■ Work to be completed ■
From the first line of the data below through the line holding "(comp4) [actbox, minimum", output each line exactly and leave the pictures out.

■ Data lines ■
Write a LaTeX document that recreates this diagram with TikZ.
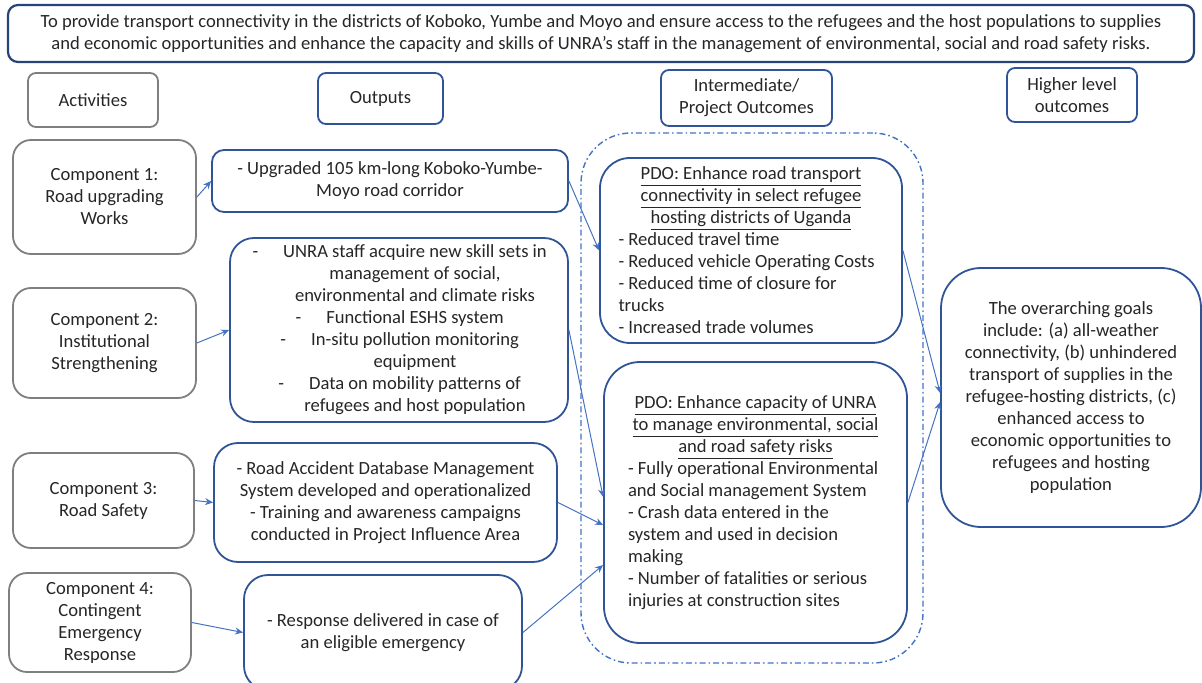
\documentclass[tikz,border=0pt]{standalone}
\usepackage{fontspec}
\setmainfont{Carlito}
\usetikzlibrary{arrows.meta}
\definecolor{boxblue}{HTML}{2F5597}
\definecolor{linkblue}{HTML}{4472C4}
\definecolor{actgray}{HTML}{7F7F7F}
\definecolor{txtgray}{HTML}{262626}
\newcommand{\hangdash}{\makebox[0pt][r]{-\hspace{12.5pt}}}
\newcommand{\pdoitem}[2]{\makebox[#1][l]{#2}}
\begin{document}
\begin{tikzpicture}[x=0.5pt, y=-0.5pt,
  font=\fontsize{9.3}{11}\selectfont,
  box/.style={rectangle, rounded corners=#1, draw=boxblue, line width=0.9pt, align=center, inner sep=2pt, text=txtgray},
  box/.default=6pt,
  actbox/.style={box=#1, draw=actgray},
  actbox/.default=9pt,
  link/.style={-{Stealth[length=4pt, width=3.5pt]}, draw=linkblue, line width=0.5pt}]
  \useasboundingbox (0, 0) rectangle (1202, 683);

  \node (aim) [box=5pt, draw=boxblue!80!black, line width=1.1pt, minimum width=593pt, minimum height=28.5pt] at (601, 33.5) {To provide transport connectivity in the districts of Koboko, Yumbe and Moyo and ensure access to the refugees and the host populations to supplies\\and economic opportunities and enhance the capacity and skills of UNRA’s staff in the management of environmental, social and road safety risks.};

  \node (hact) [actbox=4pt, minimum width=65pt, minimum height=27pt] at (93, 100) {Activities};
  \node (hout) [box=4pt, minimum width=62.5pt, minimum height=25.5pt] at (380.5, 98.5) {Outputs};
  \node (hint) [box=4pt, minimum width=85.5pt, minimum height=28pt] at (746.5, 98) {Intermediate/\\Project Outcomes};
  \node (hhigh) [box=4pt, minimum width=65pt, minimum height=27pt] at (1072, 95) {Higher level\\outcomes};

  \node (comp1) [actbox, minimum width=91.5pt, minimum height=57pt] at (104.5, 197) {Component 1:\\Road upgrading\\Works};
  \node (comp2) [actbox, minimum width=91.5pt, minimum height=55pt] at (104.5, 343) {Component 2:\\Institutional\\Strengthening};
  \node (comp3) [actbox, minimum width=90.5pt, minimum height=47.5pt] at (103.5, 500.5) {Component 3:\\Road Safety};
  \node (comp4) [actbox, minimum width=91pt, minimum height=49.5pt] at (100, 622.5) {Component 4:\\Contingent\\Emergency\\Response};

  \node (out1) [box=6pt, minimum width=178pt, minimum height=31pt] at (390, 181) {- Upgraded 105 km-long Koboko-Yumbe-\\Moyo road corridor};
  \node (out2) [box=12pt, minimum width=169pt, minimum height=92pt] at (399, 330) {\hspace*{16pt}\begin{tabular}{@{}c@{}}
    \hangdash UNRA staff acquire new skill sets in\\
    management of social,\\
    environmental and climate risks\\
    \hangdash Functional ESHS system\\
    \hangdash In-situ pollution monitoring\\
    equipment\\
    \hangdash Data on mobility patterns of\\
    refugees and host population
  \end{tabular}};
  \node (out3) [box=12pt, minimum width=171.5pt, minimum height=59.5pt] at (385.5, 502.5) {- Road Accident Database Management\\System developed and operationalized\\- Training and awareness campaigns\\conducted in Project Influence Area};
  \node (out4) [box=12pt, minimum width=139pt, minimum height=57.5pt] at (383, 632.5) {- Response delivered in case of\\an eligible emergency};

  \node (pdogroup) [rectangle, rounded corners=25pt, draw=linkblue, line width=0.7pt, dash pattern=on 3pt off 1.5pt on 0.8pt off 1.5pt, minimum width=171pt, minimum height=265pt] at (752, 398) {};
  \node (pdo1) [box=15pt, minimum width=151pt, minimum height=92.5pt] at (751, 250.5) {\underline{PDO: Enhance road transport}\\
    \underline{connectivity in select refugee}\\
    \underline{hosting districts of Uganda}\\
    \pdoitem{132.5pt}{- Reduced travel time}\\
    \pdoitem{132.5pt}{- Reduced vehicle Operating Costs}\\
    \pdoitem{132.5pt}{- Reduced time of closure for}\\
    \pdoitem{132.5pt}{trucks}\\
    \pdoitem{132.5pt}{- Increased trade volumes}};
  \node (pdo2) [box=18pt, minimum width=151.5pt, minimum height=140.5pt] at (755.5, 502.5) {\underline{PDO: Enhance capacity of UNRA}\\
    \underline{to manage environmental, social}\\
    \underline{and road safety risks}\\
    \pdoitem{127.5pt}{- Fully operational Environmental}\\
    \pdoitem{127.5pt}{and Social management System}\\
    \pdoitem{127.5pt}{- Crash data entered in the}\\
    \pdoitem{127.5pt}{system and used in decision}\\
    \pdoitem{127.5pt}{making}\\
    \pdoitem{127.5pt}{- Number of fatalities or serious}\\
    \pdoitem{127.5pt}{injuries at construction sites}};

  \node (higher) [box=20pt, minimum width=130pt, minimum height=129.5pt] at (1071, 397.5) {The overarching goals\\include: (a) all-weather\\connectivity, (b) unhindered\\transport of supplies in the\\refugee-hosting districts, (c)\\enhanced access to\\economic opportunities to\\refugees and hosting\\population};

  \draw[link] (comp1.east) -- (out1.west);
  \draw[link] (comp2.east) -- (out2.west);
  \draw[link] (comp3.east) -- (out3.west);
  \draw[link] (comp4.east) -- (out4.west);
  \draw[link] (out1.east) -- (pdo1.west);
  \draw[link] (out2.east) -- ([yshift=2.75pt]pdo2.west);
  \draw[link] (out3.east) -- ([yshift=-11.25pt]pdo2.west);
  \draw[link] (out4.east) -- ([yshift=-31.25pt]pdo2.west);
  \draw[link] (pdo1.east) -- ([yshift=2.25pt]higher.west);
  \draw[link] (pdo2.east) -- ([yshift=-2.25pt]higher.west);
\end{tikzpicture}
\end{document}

■ Solution for this task ■
Write a LaTeX document that recreates this diagram with TikZ.
\documentclass[tikz,border=0pt]{standalone}
\usepackage{fontspec}
\setmainfont{Carlito}
\usetikzlibrary{arrows.meta}
\definecolor{boxblue}{HTML}{2F5597}
\definecolor{linkblue}{HTML}{4472C4}
\definecolor{actgray}{HTML}{7F7F7F}
\definecolor{txtgray}{HTML}{262626}
\newcommand{\hangdash}{\makebox[0pt][r]{-\hspace{12.5pt}}}
\newcommand{\pdoitem}[2]{\makebox[#1][l]{#2}}
\begin{document}
\begin{tikzpicture}[x=0.5pt, y=-0.5pt,
  font=\fontsize{9.3}{11}\selectfont,
  box/.style={rectangle, rounded corners=#1, draw=boxblue, line width=0.9pt, align=center, inner sep=2pt, text=txtgray},
  box/.default=6pt,
  actbox/.style={box=#1, draw=actgray},
  actbox/.default=9pt,
  link/.style={-{Stealth[length=4pt, width=3.5pt]}, draw=linkblue, line width=0.5pt}]
  \useasboundingbox (0, 0) rectangle (1202, 683);

  \node (aim) [box=5pt, draw=boxblue!80!black, line width=1.1pt, minimum width=593pt, minimum height=28.5pt] at (601, 33.5) {To provide transport connectivity in the districts of Koboko, Yumbe and Moyo and ensure access to the refugees and the host populations to supplies\\and economic opportunities and enhance the capacity and skills of UNRA’s staff in the management of environmental, social and road safety risks.};

  \node (hact) [actbox=4pt, minimum width=65pt, minimum height=27pt] at (93, 100) {Activities};
  \node (hout) [box=4pt, minimum width=62.5pt, minimum height=25.5pt] at (380.5, 98.5) {Outputs};
  \node (hint) [box=4pt, minimum width=85.5pt, minimum height=28pt] at (746.5, 98) {Intermediate/\\Project Outcomes};
  \node (hhigh) [box=4pt, minimum width=65pt, minimum height=27pt] at (1072, 95) {Higher level\\outcomes};

  \node (comp1) [actbox, minimum width=91.5pt, minimum height=57pt] at (104.5, 197) {Component 1:\\Road upgrading\\Works};
  \node (comp2) [actbox, minimum width=91.5pt, minimum height=55pt] at (104.5, 343) {Component 2:\\Institutional\\Strengthening};
  \node (comp3) [actbox, minimum width=90.5pt, minimum height=47.5pt] at (103.5, 500.5) {Component 3:\\Road Safety};
  \node (comp4) [actbox, minimum width=91pt, minimum height=49.5pt] at (100, 622.5) {Component 4:\\Contingent\\Emergency\\Response};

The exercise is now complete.